[BEGIN]

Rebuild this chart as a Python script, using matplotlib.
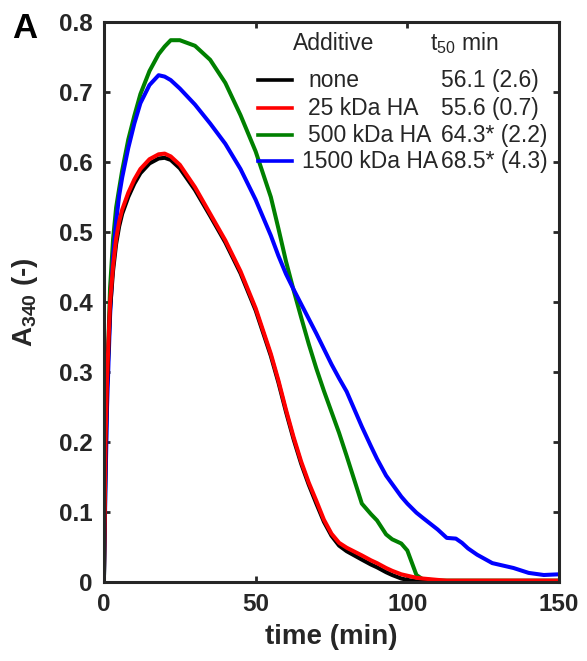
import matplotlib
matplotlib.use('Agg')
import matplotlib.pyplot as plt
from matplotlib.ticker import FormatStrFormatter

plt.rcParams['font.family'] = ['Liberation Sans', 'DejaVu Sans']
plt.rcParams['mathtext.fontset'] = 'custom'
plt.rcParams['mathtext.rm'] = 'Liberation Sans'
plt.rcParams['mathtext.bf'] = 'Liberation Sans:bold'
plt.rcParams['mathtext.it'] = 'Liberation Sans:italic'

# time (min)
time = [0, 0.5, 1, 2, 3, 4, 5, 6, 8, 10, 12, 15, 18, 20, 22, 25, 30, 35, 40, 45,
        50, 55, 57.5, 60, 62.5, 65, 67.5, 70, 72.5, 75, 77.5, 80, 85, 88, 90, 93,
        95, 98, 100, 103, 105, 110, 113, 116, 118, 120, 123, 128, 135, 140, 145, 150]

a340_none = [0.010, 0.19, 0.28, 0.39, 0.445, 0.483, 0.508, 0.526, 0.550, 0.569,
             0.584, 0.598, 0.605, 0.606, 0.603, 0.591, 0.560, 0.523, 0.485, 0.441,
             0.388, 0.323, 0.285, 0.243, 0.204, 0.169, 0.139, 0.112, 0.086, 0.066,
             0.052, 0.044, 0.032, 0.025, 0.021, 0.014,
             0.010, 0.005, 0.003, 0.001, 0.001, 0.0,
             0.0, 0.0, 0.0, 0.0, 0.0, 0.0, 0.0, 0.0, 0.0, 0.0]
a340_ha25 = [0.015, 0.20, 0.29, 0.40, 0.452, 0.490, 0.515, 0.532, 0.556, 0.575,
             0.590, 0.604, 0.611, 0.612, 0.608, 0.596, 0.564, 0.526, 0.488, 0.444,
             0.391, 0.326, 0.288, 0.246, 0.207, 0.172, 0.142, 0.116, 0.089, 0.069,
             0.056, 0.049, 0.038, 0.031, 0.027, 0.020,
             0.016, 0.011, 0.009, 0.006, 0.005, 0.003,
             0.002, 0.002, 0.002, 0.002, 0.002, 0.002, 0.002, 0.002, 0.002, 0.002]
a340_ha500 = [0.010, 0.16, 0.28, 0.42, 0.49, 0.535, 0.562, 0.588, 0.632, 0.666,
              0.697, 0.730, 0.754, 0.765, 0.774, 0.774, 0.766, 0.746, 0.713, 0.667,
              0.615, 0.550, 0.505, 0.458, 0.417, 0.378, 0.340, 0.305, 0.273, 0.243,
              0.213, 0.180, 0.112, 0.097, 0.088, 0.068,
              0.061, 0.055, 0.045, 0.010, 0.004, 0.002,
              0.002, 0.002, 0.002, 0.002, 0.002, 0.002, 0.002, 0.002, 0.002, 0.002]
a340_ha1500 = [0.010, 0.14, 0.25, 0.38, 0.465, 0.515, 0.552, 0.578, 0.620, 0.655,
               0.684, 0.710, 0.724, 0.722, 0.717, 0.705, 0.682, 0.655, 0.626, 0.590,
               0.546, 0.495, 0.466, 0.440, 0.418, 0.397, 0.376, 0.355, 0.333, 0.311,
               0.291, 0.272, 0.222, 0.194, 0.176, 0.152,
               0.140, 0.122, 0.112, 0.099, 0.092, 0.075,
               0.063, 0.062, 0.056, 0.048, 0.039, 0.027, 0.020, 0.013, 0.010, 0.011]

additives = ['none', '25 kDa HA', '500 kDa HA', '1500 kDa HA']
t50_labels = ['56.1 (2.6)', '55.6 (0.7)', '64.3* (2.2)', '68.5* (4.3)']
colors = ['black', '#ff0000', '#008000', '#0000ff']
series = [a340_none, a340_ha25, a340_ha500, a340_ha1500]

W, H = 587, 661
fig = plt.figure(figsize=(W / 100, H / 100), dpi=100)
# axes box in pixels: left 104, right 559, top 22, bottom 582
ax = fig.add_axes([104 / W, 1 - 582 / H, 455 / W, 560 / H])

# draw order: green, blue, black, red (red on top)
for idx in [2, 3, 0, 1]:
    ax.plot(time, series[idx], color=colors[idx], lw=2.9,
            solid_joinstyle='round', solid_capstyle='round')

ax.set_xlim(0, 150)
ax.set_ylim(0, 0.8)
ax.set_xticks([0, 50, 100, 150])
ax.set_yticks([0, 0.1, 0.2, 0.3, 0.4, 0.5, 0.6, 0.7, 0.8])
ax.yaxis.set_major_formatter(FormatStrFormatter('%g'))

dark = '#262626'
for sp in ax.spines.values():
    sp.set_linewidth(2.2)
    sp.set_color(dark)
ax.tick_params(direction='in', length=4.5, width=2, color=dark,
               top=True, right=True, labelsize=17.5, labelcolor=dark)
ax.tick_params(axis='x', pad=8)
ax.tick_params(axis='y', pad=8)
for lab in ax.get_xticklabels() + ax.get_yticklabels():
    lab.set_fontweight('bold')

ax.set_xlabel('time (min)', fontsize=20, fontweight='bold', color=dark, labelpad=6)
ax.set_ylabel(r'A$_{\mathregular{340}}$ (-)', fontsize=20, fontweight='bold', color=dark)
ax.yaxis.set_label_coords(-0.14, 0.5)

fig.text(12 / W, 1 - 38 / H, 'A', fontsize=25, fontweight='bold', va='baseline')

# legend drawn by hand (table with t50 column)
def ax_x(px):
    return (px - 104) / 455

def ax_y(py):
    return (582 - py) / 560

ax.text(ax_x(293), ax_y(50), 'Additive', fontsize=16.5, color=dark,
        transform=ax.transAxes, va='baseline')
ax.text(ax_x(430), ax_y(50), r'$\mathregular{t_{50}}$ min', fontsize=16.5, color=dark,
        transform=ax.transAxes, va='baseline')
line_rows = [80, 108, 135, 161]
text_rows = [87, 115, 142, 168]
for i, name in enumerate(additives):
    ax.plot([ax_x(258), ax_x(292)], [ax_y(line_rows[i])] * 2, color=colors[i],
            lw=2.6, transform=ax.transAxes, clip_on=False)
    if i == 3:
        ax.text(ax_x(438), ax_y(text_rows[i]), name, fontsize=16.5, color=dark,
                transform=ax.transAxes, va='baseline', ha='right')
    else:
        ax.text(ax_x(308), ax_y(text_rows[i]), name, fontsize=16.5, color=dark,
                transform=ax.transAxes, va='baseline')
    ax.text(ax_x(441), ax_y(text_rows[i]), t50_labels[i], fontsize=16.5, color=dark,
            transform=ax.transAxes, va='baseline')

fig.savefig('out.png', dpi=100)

[END]

TASK STATEMENT:
Up to and including the line with "140, 145, 150]", copy the data above from its first line. Skip pictures.

FINAL ANSWER:
Rebuild this chart as a Python script, using matplotlib.
import matplotlib
matplotlib.use('Agg')
import matplotlib.pyplot as plt
from matplotlib.ticker import FormatStrFormatter

plt.rcParams['font.family'] = ['Liberation Sans', 'DejaVu Sans']
plt.rcParams['mathtext.fontset'] = 'custom'
plt.rcParams['mathtext.rm'] = 'Liberation Sans'
plt.rcParams['mathtext.bf'] = 'Liberation Sans:bold'
plt.rcParams['mathtext.it'] = 'Liberation Sans:italic'

# time (min)
time = [0, 0.5, 1, 2, 3, 4, 5, 6, 8, 10, 12, 15, 18, 20, 22, 25, 30, 35, 40, 45,
        50, 55, 57.5, 60, 62.5, 65, 67.5, 70, 72.5, 75, 77.5, 80, 85, 88, 90, 93,
        95, 98, 100, 103, 105, 110, 113, 116, 118, 120, 123, 128, 135, 140, 145, 150]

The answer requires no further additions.